Sekolah yang mestinya bertanggung jawab pada pendidikan anak (kerena mengklaim sebagai lembaga pendidikan) ternyata hanya menjadi lembaga Penerbit Ijasah yang memaksa anak untuk mengikuti kurikulum yang kaku dan sudah ketinggalan zaman. Guru-guru yang diharapkan menjadi pengganti orang tua yang bermasalah tapi ternyata tidaklah lebih baik dari pada orang tua si anak yang bermasalah tadi.
Guru-guru lebih suka memberikan pelajaran dari pada mendidik dan melakukan pendekatan psikologis untuk bisa membantu memecahkan masalah anak-anak muridnya. Guru-guru juga lebih suka saling melempar tanggungjawab ketimbang merasa ikut bertanggung jawab terhadap anak yang katanya bermasalah.

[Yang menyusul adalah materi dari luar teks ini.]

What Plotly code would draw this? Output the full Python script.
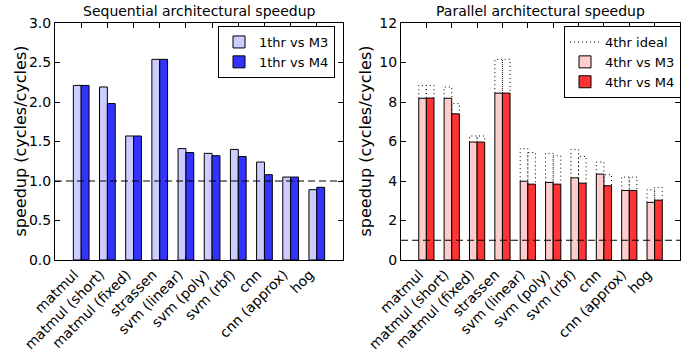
import numpy as np
import plotly.graph_objects as go

categories = ["matmul", "matmul (short)", "matmul (fixed)", "strassen", "svm (linear)",
              "svm (poly)", "svm (rbf)", "cnn", "cnn (approx)", "hog"]

seq_m3 = [2.21, 2.19, 1.57, 2.54, 1.41, 1.35, 1.40, 1.24, 1.05, 0.89]
seq_m4 = [2.21, 1.98, 1.57, 2.54, 1.36, 1.32, 1.31, 1.08, 1.05, 0.92]

par_m3 = [8.19, 8.19, 5.97, 8.45, 3.99, 3.93, 4.16, 4.35, 3.52, 2.92]
par_m4 = [8.20, 7.40, 5.97, 8.45, 3.84, 3.84, 3.89, 3.76, 3.52, 3.03]

ideal_m3 = [8.84, 8.76, 6.28, 10.16, 5.64, 5.40, 5.60, 4.96, 4.20, 3.56]
ideal_m4 = [8.84, 7.92, 6.28, 10.16, 5.44, 5.28, 5.24, 4.32, 4.20, 3.68]

seq_ticks = [0.0, 0.5, 1.0, 1.5, 2.0, 2.5, 3.0]
par_ticks = [0, 2, 4, 6, 8, 10, 12]

FONT = "DejaVu Sans"
W = 0.3
idx = np.arange(len(categories))

# figure geometry (pixels)
FW, FH = 682, 354
ML, MR, MT, MB = 55, 2, 23, 94
PW = FW - ML - MR
PH = FH - MT - MB


def px_x(p):
    return (p - ML) / PW


def px_y(p):
    return (FH - MB - p) / PH


fig = go.Figure()

fig.add_trace(go.Bar(x=idx, y=seq_m3, width=W, offset=-W, name="1thr vs M3",
                     marker=dict(color="#ccccff", line=dict(color="black", width=1)),
                     xaxis="x", yaxis="y", legend="legend"))
fig.add_trace(go.Bar(x=idx, y=seq_m4, width=W, offset=0, name="1thr vs M4",
                     marker=dict(color="#3333ff", line=dict(color="black", width=1)),
                     xaxis="x", yaxis="y", legend="legend"))

xs, ys = [], []
for i in idx:
    for off, top, base in ((-W, ideal_m3[i], par_m3[i]), (0.0, ideal_m4[i], par_m4[i])):
        x0 = i + off
        x1 = x0 + W
        xs += [x0, x0, x1, x1, None]
        ys += [base, top, top, base, None]
fig.add_trace(go.Scatter(x=xs, y=ys, mode="lines", name="4thr ideal",
                         line=dict(color="black", width=1, dash="1px,3px"),
                         xaxis="x2", yaxis="y2", legend="legend2"))

fig.add_trace(go.Bar(x=idx, y=par_m3, width=W, offset=-W, name="4thr vs M3",
                     marker=dict(color="#ffcccc", line=dict(color="black", width=1)),
                     xaxis="x2", yaxis="y2", legend="legend2"))
fig.add_trace(go.Bar(x=idx, y=par_m4, width=W, offset=0, name="4thr vs M4",
                     marker=dict(color="#ff3333", line=dict(color="black", width=1)),
                     xaxis="x2", yaxis="y2", legend="legend2"))

xcommon = dict(range=[-1, 10], tickmode="array", tickvals=list(idx), ticktext=categories,
               tickangle=-45, ticks="inside", ticklen=5, tickcolor="black",
               showline=True, linecolor="black", linewidth=1, mirror="ticks",
               showgrid=False, zeroline=False, automargin=False, ticklabelshift=-7,
               tickfont=dict(family=FONT, size=14, color="black"))
ycommon = dict(ticks="inside", ticklen=5, tickcolor="black",
               showline=True, linecolor="black", linewidth=1, mirror="ticks",
               showgrid=False, zeroline=False, automargin=False,
               tickfont=dict(family=FONT, size=14, color="black"))

legfont = dict(family=FONT, size=13, color="black")
ytitle_font = dict(family=FONT, size=16, color="black")
title_font = dict(family=FONT, size=14, color="black")

fig.update_layout(
    width=FW, height=FH,
    margin=dict(l=ML, r=MR, t=MT, b=MB, autoexpand=False),
    paper_bgcolor="white", plot_bgcolor="white",
    barmode="overlay",
    font=dict(family=FONT, color="black"),
    xaxis=dict(domain=[0, px_x(343)], anchor="y", **xcommon),
    yaxis=dict(domain=[0, 1], anchor="x", range=[0, 3], tickvals=seq_ticks,
               ticktext=[f"{v:.1f}" for v in seq_ticks], **ycommon),
    xaxis2=dict(domain=[px_x(401), px_x(680)], anchor="y2", **xcommon),
    yaxis2=dict(domain=[0, 1], anchor="x2", range=[0, 12], tickvals=par_ticks,
                ticktext=[str(v) for v in par_ticks], **ycommon),
    legend=dict(x=px_x(335), xanchor="right", y=px_y(26), yanchor="top",
                bgcolor="white", bordercolor="black", borderwidth=1,
                font=legfont, tracegroupgap=0, itemwidth=30),
    legend2=dict(x=px_x(681), xanchor="right", y=px_y(26), yanchor="top",
                 bgcolor="white", bordercolor="black", borderwidth=1,
                 font=legfont, tracegroupgap=0, itemwidth=30),
    showlegend=True,
    annotations=[
        dict(text="Sequential architectural speedup", x=px_x((55 + 343) / 2), y=px_y(11),
             xref="paper", yref="paper", showarrow=False, xanchor="center", yanchor="middle",
             font=title_font),
        dict(text="Parallel architectural speedup", x=px_x((401 + 680) / 2), y=px_y(11),
             xref="paper", yref="paper", showarrow=False, xanchor="center", yanchor="middle",
             font=title_font),
        dict(text="speedup (cycles/cycles)", x=px_x(20), y=0.5, textangle=-90,
             xref="paper", yref="paper", showarrow=False, xanchor="center", yanchor="middle",
             font=ytitle_font),
        dict(text="speedup (cycles/cycles)", x=px_x(365), y=0.5, textangle=-90,
             xref="paper", yref="paper", showarrow=False, xanchor="center", yanchor="middle",
             font=ytitle_font),
    ],
    shapes=[
        dict(type="line", xref="x domain", yref="y", x0=0, x1=1, y0=1, y1=1,
             line=dict(color="black", width=1, dash="7px,4px"), layer="above"),
        dict(type="line", xref="x2 domain", yref="y2", x0=0, x1=1, y0=1, y1=1,
             line=dict(color="black", width=1, dash="7px,4px"), layer="above"),
    ],
)

fig.write_html("out.html", config={"displayModeBar": False},
               post_script="document.body.style.margin='0';document.body.style.overflow='hidden';")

Beberapa tahun yang lalu banyak masyarakat yang berpandangan jika punya anak yang bermasalah akan dipondok pesantrenkan, dititipkan kepada Kyai. Mengirim anak ke Pondok Pesantren dianggap sebagai hukuman bagi anak, karena dianggap nakal.
Kini trend orang tua siswa sudah jauh berbeda dibanding yang dulu. Menitipkan pendidikan anak di pondok pesantren adalah sebuah pilihan. Pilihan yang harus dilakukan karena tanggung jawab orang tua terhadap masa depan anak-anaknya. Orang tua menganggap pendidikan di pondok pesantren mampu mengantarkan anak memiliki karakter yang kuat, jiwa kemandirian, tirakat, serta ajaran toleransi dan kebersamaan.
Kini pondok pesantren tidak hanya mendidik santri mempelajari hal-hal yang bersifat keagamaan (tafakku fiddin), namun santri yang sekaligus siswa mendapatkan ilmu umum (tafaku fiddun_ya). Beberapa Pondok Pesantren kini melebarkan sayap tidak hanya terpaku mengembangkan ilmu salaf.
Pondok Pesantren kini juga membuka kelas SD, SMP, SMA dengan kurikulum Kemendiknas. Seperti yang dilakukan oleh sebagian besar pondok pesantren di Pulau Jawa. Bahkan akhir-akhir ini banyak pondok pesantren membuka SMK dengan berbagai jurusan, karena desakan wali santri.